**Task details**
Skipping all pictures, set down the lines of the listing from the first through the one with "const yTicks = [0, 0.2, 0.4, 0.6, 0.8, 1.0];".

+ + + + + + +

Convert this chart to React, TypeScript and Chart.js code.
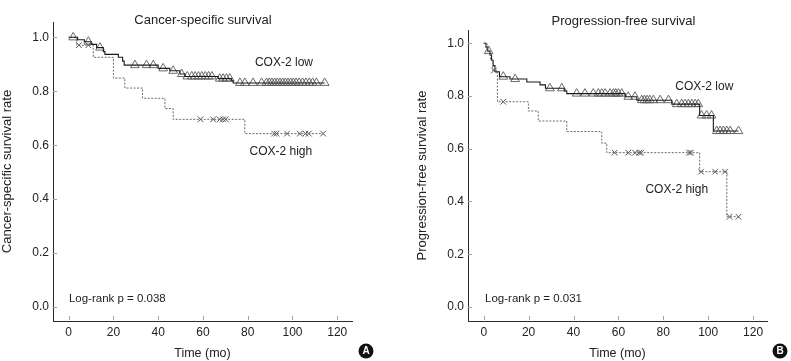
import React, { useEffect, useRef } from "react";
import { Chart, registerables } from "chart.js";

Chart.register(...registerables);

const FONT = '"Liberation Sans", Arial, Helvetica, sans-serif';

// Axis ticks (shared)
const xTicks = [0, 20, 40, 60, 80, 100, 120];
const yTicks = [0, 0.2, 0.4, 0.6, 0.8, 1.0];

// Panel A – Cancer-specific survival
const cssLowTimes = [4, 7, 10, 12.5, 15.5, 16.2, 22.2, 24.1, 24.8, 40, 45.2, 49.7, 51.9, 66.8, 72.8, 73.5];
const cssLowSurv = [0.991, 0.984, 0.974, 0.962, 0.947, 0.937, 0.926, 0.912, 0.897, 0.885, 0.876, 0.864, 0.855, 0.847, 0.839, 0.831];
const cssLowCensored = [2, 8.8, 14, 29.6, 34.8, 37.8, 42.2, 46.7, 50.5, 53, 55, 56.5, 58, 59.5, 61, 62.5, 64, 67.5, 69, 70.5, 72, 76.5, 78.7, 82.4, 86.2, 88.4, 89.6, 90.8, 92, 93.2, 94.4, 95.6, 96.8, 98, 99.2, 100.4, 101.6, 103, 104.5, 106, 107.5, 109, 110.7, 114.4];
const cssHighTimes = [3.6, 11, 20, 25.1, 33, 43, 46.7, 78.7];
const cssHighSurv = [0.971, 0.926, 0.849, 0.812, 0.774, 0.736, 0.696, 0.643];
const cssHighCensored = [4.6, 8.8, 58.9, 64.6, 67.5, 69, 70.2, 91.8, 92.9, 97.6, 103.3, 105.8, 107.3, 113.7];

// Panel B – Progression-free survival
const pfsLowTimes = [1, 1.8, 2.8, 3.5, 4.2, 5, 7, 11.7, 19.2, 25.1, 27.5, 35.9, 37, 63, 68.2, 83.8, 96.2, 102.3];
const pfsLowSurv = [0.985, 0.97, 0.955, 0.935, 0.915, 0.892, 0.873, 0.864, 0.853, 0.842, 0.829, 0.819, 0.809, 0.797, 0.784, 0.769, 0.726, 0.667];
const pfsLowCensored = [2.2, 8.7, 14, 29.5, 34.8, 41.4, 45.1, 48.8, 51.1, 52.6, 54.1, 56.3, 57.8, 58.8, 60, 61.5, 64.4, 67.4, 70.4, 71.6, 72.8, 74, 75.6, 78.6, 82.3, 86, 88.2, 89.7, 91.2, 92.7, 94.2, 95.6, 97, 99.3, 101.5, 103.8, 105.3, 106.8, 108.3, 109.8, 113.5];
const pfsHighTimes = [1.5, 3, 4, 6.1, 19.9, 24.3, 37, 52.6, 54.8, 96.2, 108.3];
const pfsHighSurv = [0.968, 0.935, 0.897, 0.778, 0.743, 0.705, 0.665, 0.621, 0.585, 0.513, 0.342];
const pfsHighCensored = [4.6, 8.7, 58.3, 64.4, 67.4, 69.3, 70.1, 91.5, 92.3, 96.8, 103.1, 107.5, 109.5, 113.5];

type Pt = { x: number; y: number };

function survAt(times: number[], surv: number[], t: number): number {
  let s = 1;
  for (let i = 0; i < times.length; i++) if (times[i] <= t) s = surv[i];
  return s;
}

function stepPoints(times: number[], surv: number[], censored: number[]): Pt[] {
  const pts: Pt[] = [{ x: 0, y: 1 }];
  times.forEach((t, i) => pts.push({ x: t, y: surv[i] }));
  const end = Math.max(times[times.length - 1], ...censored);
  pts.push({ x: end, y: surv[surv.length - 1] });
  return pts;
}

function censorPoints(times: number[], surv: number[], censored: number[]): Pt[] {
  return censored.map((t) => ({ x: t, y: survAt(times, surv, t) }));
}

type Note = { text: string; x: number; y: number; align: CanvasTextAlign; size: number };

type PanelDef = {
  width: number;
  left: number;
  padding: { left: number; top: number; right: number; bottom: number };
  xRange: [number, number];
  yRange: [number, number];
  title: string;
  titleX: number;
  titleY: number;
  yTitle: string;
  low: [number[], number[], number[]];
  high: [number[], number[], number[]];
  notes: Note[];
  badge: { letter: string; cx: number; cy: number; r: number };
};

const panels: PanelDef[] = [
  {
    width: 395,
    left: 0,
    padding: { left: 0, top: 22, right: 43, bottom: 0 },
    xRange: [-7.0, 126.6],
    yRange: [-0.052, 1.057],
    title: "Cancer-specific survival",
    titleX: 203,
    titleY: 24,
    yTitle: "Cancer-specific survival rate",
    low: [cssLowTimes, cssLowSurv, cssLowCensored],
    high: [cssHighTimes, cssHighSurv, cssHighCensored],
    notes: [
      { text: "COX-2 low", x: 96.2, y: 0.905, align: "center", size: 12 },
      { text: "COX-2 high", x: 94.8, y: 0.576, align: "center", size: 12 },
      { text: "Log-rank p = 0.038", x: 0.1, y: 0.03, align: "left", size: 11.5 },
    ],
    badge: { letter: "A", cx: 366, cy: 351, r: 7.5 },
  },
  {
    width: 396,
    left: 395,
    padding: { left: 20, top: 30, right: 24, bottom: 0 },
    xRange: [-7.0, 126.2],
    yRange: [-0.053, 1.05],
    title: "Progression-free survival",
    titleX: 228.5,
    titleY: 24.5,
    yTitle: "Progression-free survival rate",
    low: [pfsLowTimes, pfsLowSurv, pfsLowCensored],
    high: [pfsHighTimes, pfsHighSurv, pfsHighCensored],
    notes: [
      { text: "COX-2 low", x: 98.3, y: 0.837, align: "center", size: 12 },
      { text: "COX-2 high", x: 86.0, y: 0.446, align: "center", size: 12 },
      { text: "Log-rank p = 0.031", x: 0.6, y: 0.03, align: "left", size: 11.5 },
    ],
    badge: { letter: "B", cx: 385, cy: 351, r: 7.5 },
  },
];

function KMPanel({ def }: { def: PanelDef }) {
  const ref = useRef<HTMLCanvasElement>(null);

  useEffect(() => {
    const canvas = ref.current;
    if (!canvas) return;

    const decor = {
      id: "decor",
      afterDraw(chart: any) {
        const { ctx, chartArea, scales } = chart;
        const xs = scales.x;
        const ys = scales.y;
        ctx.save();
        // inward tick marks
        ctx.strokeStyle = "#a0a0a0";
        ctx.lineWidth = 1;
        ctx.beginPath();
        for (const v of yTicks) {
          const py = Math.round(ys.getPixelForValue(v)) + 0.5;
          ctx.moveTo(chartArea.left, py);
          ctx.lineTo(chartArea.left + 4, py);
        }
        for (const v of xTicks) {
          const px = Math.round(xs.getPixelForValue(v)) + 0.5;
          ctx.moveTo(px, chartArea.bottom - 1);
          ctx.lineTo(px, chartArea.bottom - 5);
        }
        ctx.stroke();

        // chart title
        ctx.fillStyle = "#222";
        ctx.font = `13px ${FONT}`;
        ctx.textAlign = "center";
        ctx.textBaseline = "alphabetic";
        ctx.fillText(def.title, def.titleX, def.titleY);

        // annotations
        ctx.textBaseline = "middle";
        for (const n of def.notes) {
          ctx.font = `${n.size}px ${FONT}`;
          ctx.textAlign = n.align;
          ctx.fillText(n.text, xs.getPixelForValue(n.x), ys.getPixelForValue(n.y));
        }

        // panel badge
        const b = def.badge;
        ctx.fillStyle = "#111";
        ctx.beginPath();
        ctx.arc(b.cx, b.cy, b.r, 0, Math.PI * 2);
        ctx.fill();
        ctx.fillStyle = "#fff";
        ctx.font = `bold 10px ${FONT}`;
        ctx.textAlign = "center";
        ctx.textBaseline = "middle";
        ctx.fillText(b.letter, b.cx, b.cy + 0.5);
        ctx.restore();
      },
    };

    const [lt, ls, lc] = def.low;
    const [ht, hs, hc] = def.high;

    const chart = new Chart(canvas, {
      type: "line",
      data: {
        datasets: [
          {
            data: stepPoints(ht, hs, hc),
            stepped: "before",
            borderColor: "#6a6a6a",
            borderWidth: 1,
            borderDash: [2, 1.5],
            pointRadius: 0,
            fill: false,
          },
          {
            data: censorPoints(ht, hs, hc),
            showLine: false,
            pointStyle: "crossRot",
            pointRadius: 4,
            pointBorderColor: "#555",
            pointBorderWidth: 1,
            pointBackgroundColor: "transparent",
          },
          {
            data: stepPoints(lt, ls, lc),
            stepped: "before",
            borderColor: "#1a1a1a",
            borderWidth: 1.1,
            pointRadius: 0,
            fill: false,
          },
          {
            data: censorPoints(lt, ls, lc),
            showLine: false,
            pointStyle: "triangle",
            pointRadius: 5,
            pointBorderColor: "#5a5a5a",
            pointBorderWidth: 0.9,
            pointBackgroundColor: "transparent",
          },
        ] as any,
      },
      options: {
        animation: false,
        responsive: false,
        devicePixelRatio: 1,
        layout: { padding: def.padding },
        plugins: {
          legend: { display: false },
          tooltip: { enabled: false },
          title: { display: false },
        },
        scales: {
          x: {
            type: "linear",
            min: def.xRange[0],
            max: def.xRange[1],
            afterBuildTicks: (s: any) => {
              s.ticks = xTicks.map((v) => ({ value: v }));
            },
            afterFit: (s: any) => {
              s.height = 40;
            },
            grid: { display: true, drawOnChartArea: false, drawTicks: false, color: "transparent" },
            border: { display: true, color: "#2a2a2a", width: 1 },
            ticks: {
              padding: 4,
              color: "#222",
              font: { family: FONT, size: 12 },
              maxRotation: 0,
              autoSkip: false,
              callback: (v: any) => String(v),
            },
            title: {
              display: true,
              text: "Time (mo)",
              color: "#222",
              font: { family: FONT, size: 12.5 },
              padding: 0,
            },
          },
          y: {
            type: "linear",
            min: def.yRange[0],
            max: def.yRange[1],
            afterBuildTicks: (s: any) => {
              s.ticks = yTicks.map((v) => ({ value: v }));
            },
            afterFit: (s: any) => {
              s.width = 53;
            },
            grid: { display: true, drawOnChartArea: false, drawTicks: false, color: "transparent" },
            border: { display: true, color: "#2a2a2a", width: 1 },
            ticks: {
              padding: 4,
              color: "#222",
              font: { family: FONT, size: 12 },
              autoSkip: false,
              callback: (v: any) => Number(v).toFixed(1),
            },
            title: {
              display: true,
              text: def.yTitle,
              color: "#222",
              font: { family: FONT, size: 13 },
              padding: 0,
            },
          },
        },
      } as any,
      plugins: [decor],
    });

    return () => chart.destroy();
  }, [def]);

  return (
    <canvas
      ref={ref}
      width={def.width}
      height={361}
      style={{ position: "absolute", left: def.left, top: 0, width: def.width, height: 361 }}
    />
  );
}

export default function App() {
  return (
    <div style={{ position: "absolute", left: 0, top: 0, width: 791, height: 361, background: "#fff", overflow: "hidden" }}>
      {panels.map((p) => (
        <KMPanel key={p.title} def={p} />
      ))}
    </div>
  );
}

+ + + + + + +

**Answer to this exercise**
Convert this chart to React, TypeScript and Chart.js code.
import React, { useEffect, useRef } from "react";
import { Chart, registerables } from "chart.js";

Chart.register(...registerables);

const FONT = '"Liberation Sans", Arial, Helvetica, sans-serif';

// Axis ticks (shared)
const xTicks = [0, 20, 40, 60, 80, 100, 120];
const yTicks = [0, 0.2, 0.4, 0.6, 0.8, 1.0];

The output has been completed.